#### [WHAT YOU SHOULD DO]
Your task is to reproduce, verbatim and without pictures, the lines from the opening of the listing through the line containing "plt.rcParams['font.family'] = ['Liberation".

#### [PROVIDED MATERIAL]
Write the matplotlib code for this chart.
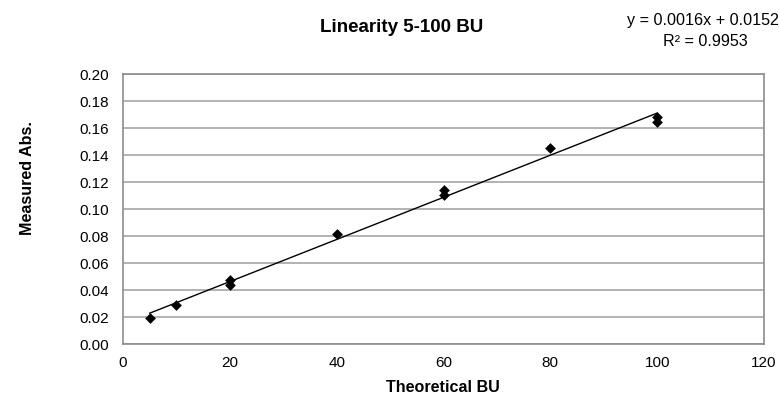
import numpy as np
import matplotlib
matplotlib.use("Agg")
import matplotlib.pyplot as plt

plt.rcParams['font.family'] = ['Liberation Sans', 'DejaVu Sans']

theoretical_bu = [5, 10, 20, 20, 40, 60, 60, 80, 100, 100]
measured_abs = [0.0196, 0.0288, 0.0474, 0.0437, 0.0819, 0.1144, 0.1102, 0.145, 0.1685, 0.1643]
x_ticks = [0, 20, 40, 60, 80, 100, 120]
y_ticks = [0.00, 0.02, 0.04, 0.06, 0.08, 0.10, 0.12, 0.14, 0.16, 0.18, 0.20]
title = "Linearity 5-100 BU"
eq_line1 = "y = 0.0016x + 0.0152"
eq_line2 = "R² = 0.9953"

W, H = 779, 396
fig = plt.figure(figsize=(W/100, H/100), dpi=100)
ax = fig.add_axes([123/W, 1-344.3/H, (764-123)/W, (344.3-74)/H])

x = np.array(theoretical_bu, dtype=float)
y = np.array(measured_abs)
slope, intercept = np.polyfit(x, y, 1)
xf = np.array([min(x), max(x)])
ax.plot(xf, slope*xf + intercept, color='black', lw=1.0, zorder=3)
ax.scatter(x, y, marker='D', s=30, color='black', zorder=4, linewidths=0)

ax.set_xlim(0, 120)
ax.set_ylim(0, 0.20)
ax.set_xticks(x_ticks)
ax.set_yticks(y_ticks)
ax.set_yticklabels([f"{v:.2f}" for v in y_ticks])
ax.tick_params(axis='x', length=0, labelsize=11, pad=8.5)
ax.tick_params(axis='y', length=0, labelsize=11, pad=10.4)
ax.yaxis.grid(True, color='#a6a6a6', lw=1.2)
ax.set_axisbelow(True)
for sp in ax.spines.values():
    sp.set_color('#8c8c8c')
    sp.set_linewidth(1.2)

fig.text(443/W, 1-392/H, "Theoretical BU", ha='center', va='baseline', fontsize=11.6, fontweight='bold')
fig.text(28/W, 1-178/H, "Measured Abs.", ha='center', va='center', rotation=90, fontsize=11.6, fontweight='bold')

fig.text(402/W, 1-31.7/H, title, ha='center', va='baseline', fontsize=13.5, fontweight='bold')
fig.text(703/W, 1-25/H, eq_line1, ha='center', va='baseline', fontsize=11.6)
fig.text(705/W, 1-46/H, eq_line2, ha='center', va='baseline', fontsize=11.6)

fig.savefig("out.png", dpi=100)
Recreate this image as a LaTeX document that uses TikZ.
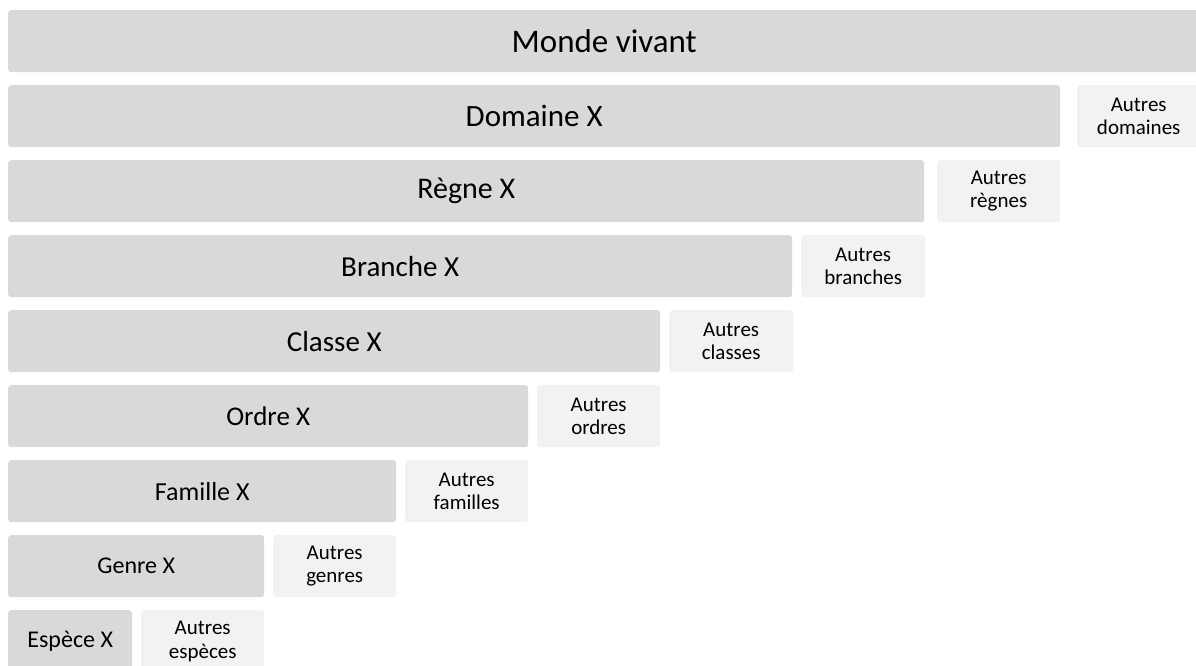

#### [PROBLEM SOLUTION]
Write the matplotlib code for this chart.
import numpy as np
import matplotlib
matplotlib.use("Agg")
import matplotlib.pyplot as plt

plt.rcParams['font.family'] = ['Liberation Sans', 'DejaVu Sans']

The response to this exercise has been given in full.